Cardinal George Pell was one of the highest ranking and most powerful figures in the Catholic Church. When he was convicted of sexual crimes against two 13-year old boys, it shook the already trembling credibility of the church. In Guilty: The Conviction of Cardinal Pell, ABC News Australia outlines the troubling saga of Pell, his many victims, and the plague that continues to fester from deep within the church.
In 1996, while church leadership was floundering in the midst of rampant child sexual abuse allegations, Pell was serving as the Archbishop of Melbourne. The Archdiocese of Melbourne was home to more pedophile priests than anywhere else in the country. In light of this, Pell launched an in-house damage control initiative designed to "lessen the sufferings of the victims". Even while he maintained a position of authority as an advocate for child safety, he was engaging in the same behaviors he protested when behind closed doors.

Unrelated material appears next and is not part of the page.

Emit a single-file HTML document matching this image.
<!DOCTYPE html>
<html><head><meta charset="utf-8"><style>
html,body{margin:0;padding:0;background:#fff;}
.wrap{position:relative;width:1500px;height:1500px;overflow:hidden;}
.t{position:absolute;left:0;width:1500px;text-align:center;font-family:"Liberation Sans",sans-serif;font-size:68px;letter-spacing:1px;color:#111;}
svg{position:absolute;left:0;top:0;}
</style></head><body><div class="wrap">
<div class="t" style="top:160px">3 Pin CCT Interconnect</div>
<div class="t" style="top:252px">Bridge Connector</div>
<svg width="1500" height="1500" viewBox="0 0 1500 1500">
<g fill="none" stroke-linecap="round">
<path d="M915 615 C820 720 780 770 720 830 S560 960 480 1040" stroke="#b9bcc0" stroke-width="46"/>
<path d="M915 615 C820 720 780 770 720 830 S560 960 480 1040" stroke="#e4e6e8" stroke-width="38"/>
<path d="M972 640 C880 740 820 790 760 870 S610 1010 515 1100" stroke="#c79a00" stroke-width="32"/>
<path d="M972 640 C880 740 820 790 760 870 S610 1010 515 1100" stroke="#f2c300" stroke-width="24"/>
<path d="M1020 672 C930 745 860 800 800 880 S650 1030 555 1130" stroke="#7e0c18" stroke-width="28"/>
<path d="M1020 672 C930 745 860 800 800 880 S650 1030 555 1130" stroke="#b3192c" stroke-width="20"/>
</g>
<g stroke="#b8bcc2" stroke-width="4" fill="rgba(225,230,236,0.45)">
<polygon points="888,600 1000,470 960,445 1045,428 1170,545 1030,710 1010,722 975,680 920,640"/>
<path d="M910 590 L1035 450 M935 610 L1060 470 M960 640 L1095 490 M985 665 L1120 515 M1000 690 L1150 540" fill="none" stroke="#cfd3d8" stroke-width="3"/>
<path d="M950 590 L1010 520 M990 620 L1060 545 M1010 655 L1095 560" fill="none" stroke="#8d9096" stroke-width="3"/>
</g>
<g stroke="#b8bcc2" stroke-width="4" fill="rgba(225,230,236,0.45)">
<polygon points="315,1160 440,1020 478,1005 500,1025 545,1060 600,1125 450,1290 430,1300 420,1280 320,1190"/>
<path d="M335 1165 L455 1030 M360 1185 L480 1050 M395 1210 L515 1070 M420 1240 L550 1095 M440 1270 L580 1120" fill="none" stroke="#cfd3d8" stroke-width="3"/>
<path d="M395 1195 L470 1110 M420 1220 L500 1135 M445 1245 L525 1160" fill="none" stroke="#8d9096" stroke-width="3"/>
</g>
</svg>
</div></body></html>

The film features detailed descriptions of the abuse Pell inflicted on the children in his church choir. The revelations are obscene and disturbing, but essential to understanding how Pell was able to use his authority, access and influence to his advantage.

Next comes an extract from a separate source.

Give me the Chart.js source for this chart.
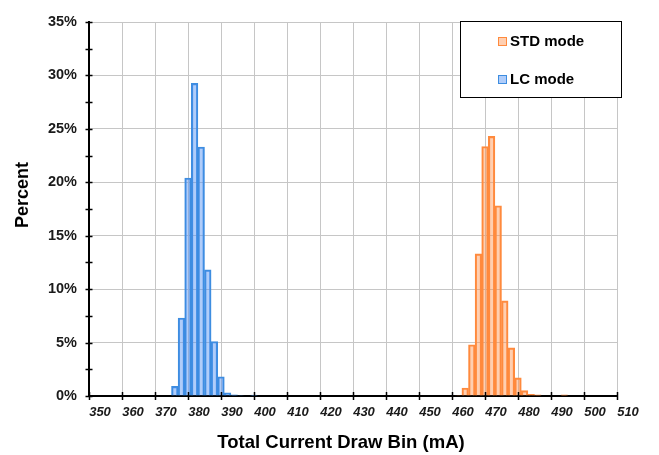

Detectives, lawyers and child advocates join the discussion to discuss the church's efforts to conceal these types of accusations. They argue that the church has remained implicit in these scandals for too long, and that seismic internal reforms are long overdue to combat this sickening epidemic.
Most impactful are the insights from the families of the victims. In tearful interviews, these parents discuss the spiral their children suffered in the aftermath of Pell's abuse. In less than 20 years, one of them would be dead of a heroin overdose. The other - now a young man - was able to summon the courage to reveal his abuser's crimes to the authorities. Perhaps finding empowerment in numbers, additional abuse claims would soon start flooding in from other child clergy members.
Guilty: The Conviction of Cardinal Pell is not an easy watch, but its frank and unforgiving approach brings a crucial sense of urgency to this crisis.